Source material |
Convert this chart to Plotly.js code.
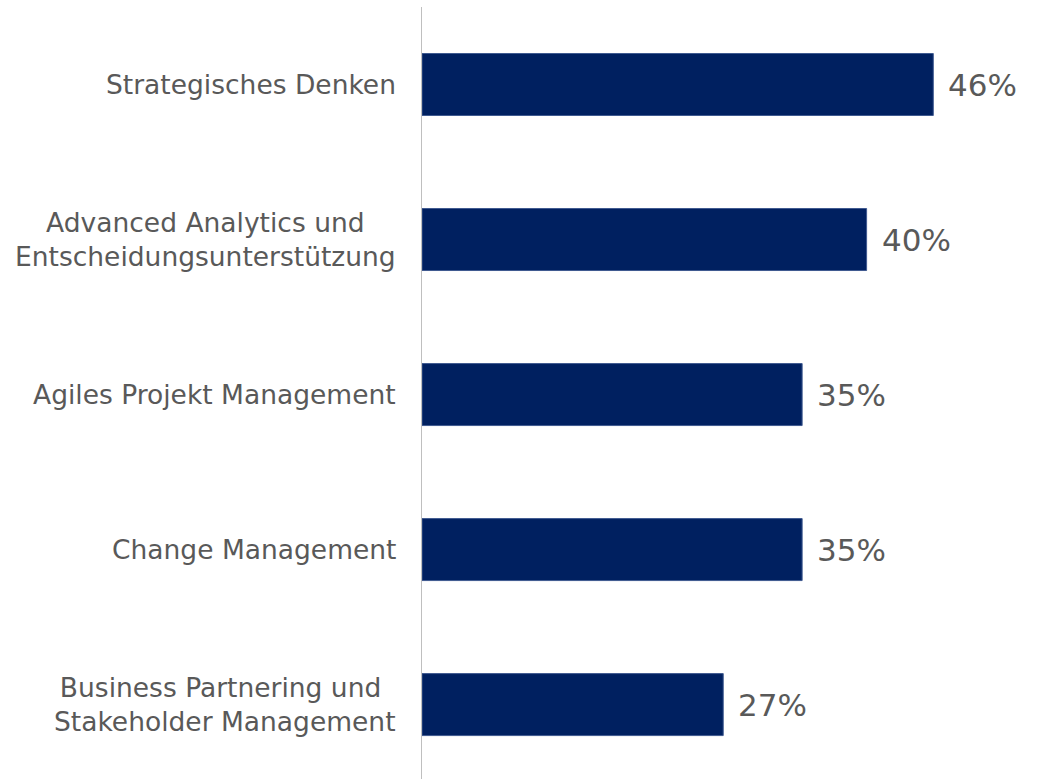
<!DOCTYPE html>
<html>
<head>
<meta charset="utf-8">
<script src="https://cdn.plot.ly/plotly-3.0.1.min.js"></script>
<style>html,body{margin:0;padding:0;background:#fff;}#chart{width:1040px;height:779px;}</style>
</head>
<body>
<div id="chart"></div>
<script>
var categories = [
  "Strategisches Denken",
  "Advanced Analytics und<br>Entscheidungsunterstützung",
  "Agiles Projekt Management",
  "Change Management",
  "Business Partnering und <br>Stakeholder Management"
];
var values = [46.0, 40.0, 34.2, 34.2, 27.1];
var valueLabels = ["46%", "40%", "35%", "35%", "27%"];

var font = "DejaVu Sans, Verdana, sans-serif";
var grey = "#595959";

var trace = {
  type: "bar",
  orientation: "h",
  y: categories.map(function(c, i){ return i; }),
  x: values,
  width: 0.4,
  marker: { color: "#002060", line: { color: "#3f5a90", width: 1 } },
  hoverinfo: "skip"
};

var annotations = [];
categories.forEach(function(c, i){
  annotations.push({
    xref: "paper", yref: "y", x: 0, y: i,
    text: c, showarrow: false, xanchor: "right", yanchor: "middle",
    align: "center", xshift: -24,
    font: { family: font, size: 26.5, color: grey }
  });
  annotations.push({
    xref: "x", yref: "y", x: values[i], y: i,
    text: valueLabels[i], showarrow: false, xanchor: "left", yanchor: "middle",
    xshift: 13,
    font: { family: font, size: 31, color: grey }
  });
});

var layout = {
  width: 1040, height: 779,
  margin: { l: 422, r: 0, t: 7, b: 0, pad: 0 },
  paper_bgcolor: "#ffffff", plot_bgcolor: "#ffffff",
  showlegend: false,
  xaxis: { range: [0, 55.6], visible: false, fixedrange: true },
  yaxis: {
    range: [4.48, -0.5],
    showticklabels: false, ticks: "", showgrid: false, zeroline: false,
    showline: true, linecolor: "#bfbfbf", linewidth: 1, fixedrange: true
  },
  annotations: annotations
};

Plotly.newPlot("chart", [trace], layout, { displayModeBar: false, staticPlot: true });
</script>
</body>
</html>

Problem description | Copy the listing over exactly, skipping the pictures it holds.

Worked answer |
Convert this chart to Plotly.js code.
<!DOCTYPE html>
<html>
<head>
<meta charset="utf-8">
<script src="https://cdn.plot.ly/plotly-3.0.1.min.js"></script>
<style>html,body{margin:0;padding:0;background:#fff;}#chart{width:1040px;height:779px;}</style>
</head>
<body>
<div id="chart"></div>
<script>
var categories = [
  "Strategisches Denken",
  "Advanced Analytics und<br>Entscheidungsunterstützung",
  "Agiles Projekt Management",
  "Change Management",
  "Business Partnering und <br>Stakeholder Management"
];
var values = [46.0, 40.0, 34.2, 34.2, 27.1];
var valueLabels = ["46%", "40%", "35%", "35%", "27%"];

var font = "DejaVu Sans, Verdana, sans-serif";
var grey = "#595959";

var trace = {
  type: "bar",
  orientation: "h",
  y: categories.map(function(c, i){ return i; }),
  x: values,
  width: 0.4,
  marker: { color: "#002060", line: { color: "#3f5a90", width: 1 } },
  hoverinfo: "skip"
};

var annotations = [];
categories.forEach(function(c, i){
  annotations.push({
    xref: "paper", yref: "y", x: 0, y: i,
    text: c, showarrow: false, xanchor: "right", yanchor: "middle",
    align: "center", xshift: -24,
    font: { family: font, size: 26.5, color: grey }
  });
  annotations.push({
    xref: "x", yref: "y", x: values[i], y: i,
    text: valueLabels[i], showarrow: false, xanchor: "left", yanchor: "middle",
    xshift: 13,
    font: { family: font, size: 31, color: grey }
  });
});

var layout = {
  width: 1040, height: 779,
  margin: { l: 422, r: 0, t: 7, b: 0, pad: 0 },
  paper_bgcolor: "#ffffff", plot_bgcolor: "#ffffff",
  showlegend: false,
  xaxis: { range: [0, 55.6], visible: false, fixedrange: true },
  yaxis: {
    range: [4.48, -0.5],
    showticklabels: false, ticks: "", showgrid: false, zeroline: false,
    showline: true, linecolor: "#bfbfbf", linewidth: 1, fixedrange: true
  },
  annotations: annotations
};

Plotly.newPlot("chart", [trace], layout, { displayModeBar: false, staticPlot: true });
</script>
</body>
</html>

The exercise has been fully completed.